Custom stratum retention algorithms can easily be substituted for supplied algorithms without performing any modifications to library code. To start, you’ll most likely want to copy an existing algorithm from hstrat/stratum_retention_strategy/stratum_retention_algorithms to use as an API scaffold.

If writing a custom stratum retention algorithm, you will need to consider

  1. Prune sequencing.

    When you discard a stratum now, it won’t be available later. If you need a stratum at a particular time point, you must be able to guarantee it hasn’t already been discarded at any prior time point.

  2. Column composition across intermediate generations.

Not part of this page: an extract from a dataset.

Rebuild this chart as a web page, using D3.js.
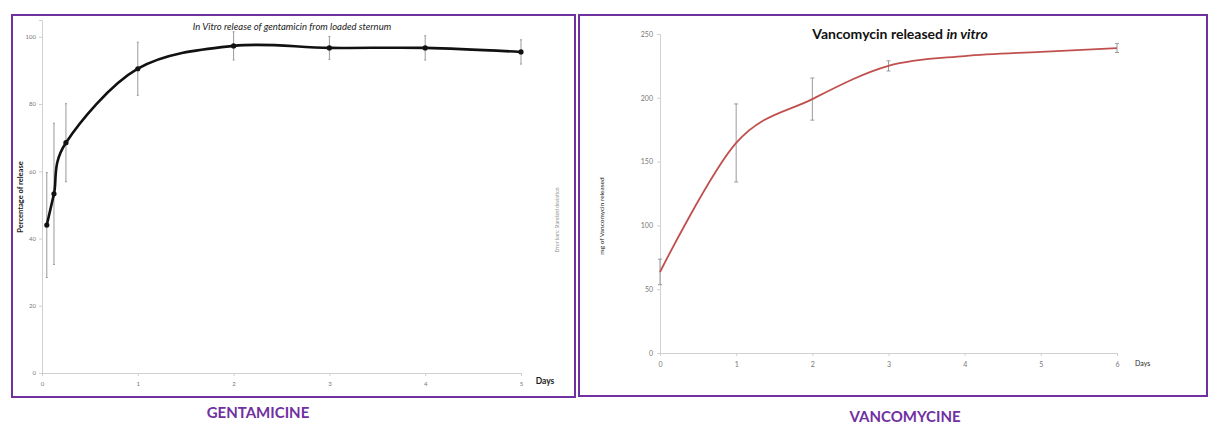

    For many use cases, resolution and column size guarantees will need to hold at all generations because the number of generations elapsed at the end of an experiment is not known a priori or the option of continuing the experiment with evolved genomes is desired.

  3. Tractability of computing the deposit generations of retained strata at an arbitrary generation.

    If this set of generations can be computed efficiently, then an efficient reverse mapping from column array index to deposition generation can be attained. Such a mapping enables deposition generation to be omitted from strata, potentially yielding a 50%+ space savings (depending on the differentia bit width used).